WATER AND MARINE RESOURCE MANAGEMENT.

Water is vital to maintain health, grow food, generate energy, manage the environment, and create jobs. Yet a lack of clean water threatens to limit economic growth in many developing countries. By 2050, demand for water will increase by 55% and the number of people living with water scarcity will grow to 3.1 billion. By 2050, water in streams and channels critical for sustaining the environment and freshwater ecosystems is projected to be affected in 42% to
79% of the world’s watersheds.
As climate change intensifies the hydrological cycle, there is a potential doubling of flood risk and 1.2- to 1.8-fold increase in GDP loss due to flooding. This mostly affects disadvantaged communities and in particular: women and adolescent girls; urban residents of informal settlements; and the poor in countries characterized by fragility, conflict, and violence.

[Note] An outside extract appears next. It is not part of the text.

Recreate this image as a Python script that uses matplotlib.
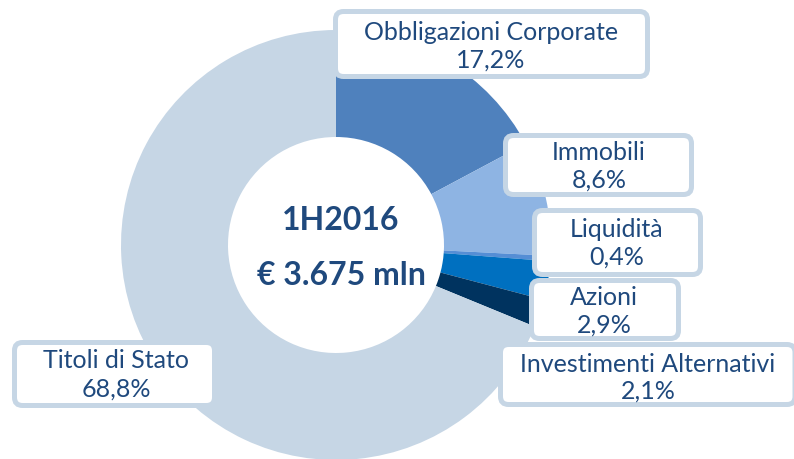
import matplotlib
matplotlib.use("Agg")
import matplotlib.pyplot as plt
from matplotlib.patches import FancyBboxPatch

# ---- data ----
categories = ["Obbligazioni Corporate", "Immobili", "Liquidità", "Azioni",
              "Investimenti Alternativi", "Titoli di Stato"]
shares = [17.2, 8.6, 0.4, 2.9, 2.1, 68.8]
center_title = "1H2016"
center_total = "€ 3.675 mln"

# ---- styles ----
slice_colors = ["#4F81BD", "#8EB4E3", "#558ED5", "#0070C0", "#00335F", "#C6D6E5"]
text_color = "#1F497D"
box_edge = "#C6D6E5"
W, H = 794, 459

# label boxes in pixel coords (left, top, right, bottom) from top-left origin
boxes = [
    (335.5, 11.5, 647.5, 76.5),
    (505.5, 135.5, 691.5, 194.5),
    (534.5, 210.5, 700.5, 274.5),
    (531.5, 280.5, 678.5, 338.5),
    (500.5, 344.5, 795.0, 404.5),
    (14.5, 342.5, 214.5, 405.5),
]
# text anchor (x center, baseline line1, baseline line2)
text_pos = [
    (491, 40, 68),
    (599, 160, 188),
    (617, 237, 265),
    (604, 305, 333),
    (648, 372, 399),
    (116, 368, 397),
]

fig = plt.figure(figsize=(W / 100, H / 100), dpi=100)
ax = fig.add_axes([0, 0, 1, 1])

cx, cy, r_out, r_in = 336, 245, 215, 108
ax.pie(shares, colors=slice_colors, startangle=90, counterclock=False,
       radius=r_out, center=(cx, H - cy),
       wedgeprops=dict(width=r_out - r_in, linewidth=0))
ax.set_xlim(0, W)
ax.set_ylim(0, H)
ax.set_aspect("auto")
ax.axis("off")

for (l, t, r, b), (tx, b1, b2), cat, v in zip(boxes, text_pos, categories, shares):
    patch = FancyBboxPatch((l, H - b), r - l, b - t,
                           boxstyle="round,pad=0,rounding_size=8",
                           fc="white", ec=box_edge, lw=3.6, zorder=5,
                           clip_on=False)
    ax.add_patch(patch)
    ax.text(tx, H - b1, cat, ha="center", va="baseline", fontsize=18,
            family="Lato", color=text_color, zorder=6)
    ax.text(tx, H - b2, f"{v:.1f}%".replace(".", ","), ha="center",
            va="baseline", fontsize=18, family="Lato",
            color=text_color, zorder=6)

ax.text(341, H - 230, center_title, ha="center", va="baseline", fontsize=23,
        family="Lato", weight="bold", color=text_color, zorder=6)
ax.text(341, H - 285, center_total, ha="center", va="baseline", fontsize=23,
        family="Lato", weight="bold", color=text_color, zorder=6)

fig.savefig("out.png", dpi=100)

The impacts of climate change are most acutely expressed through water, which has historically defined and enabled human development. This puts adaptation in water at the heart of a robust global response to climate change.
KELA in its quest to ensure abundance of clean and safe water as guaranteed under Article 43(1)(d) of the constitution it shall propose radical measures to protect Kenya’s water sheds. This will take the form of mapping and protecting wetlands and critical water sources in the forest land.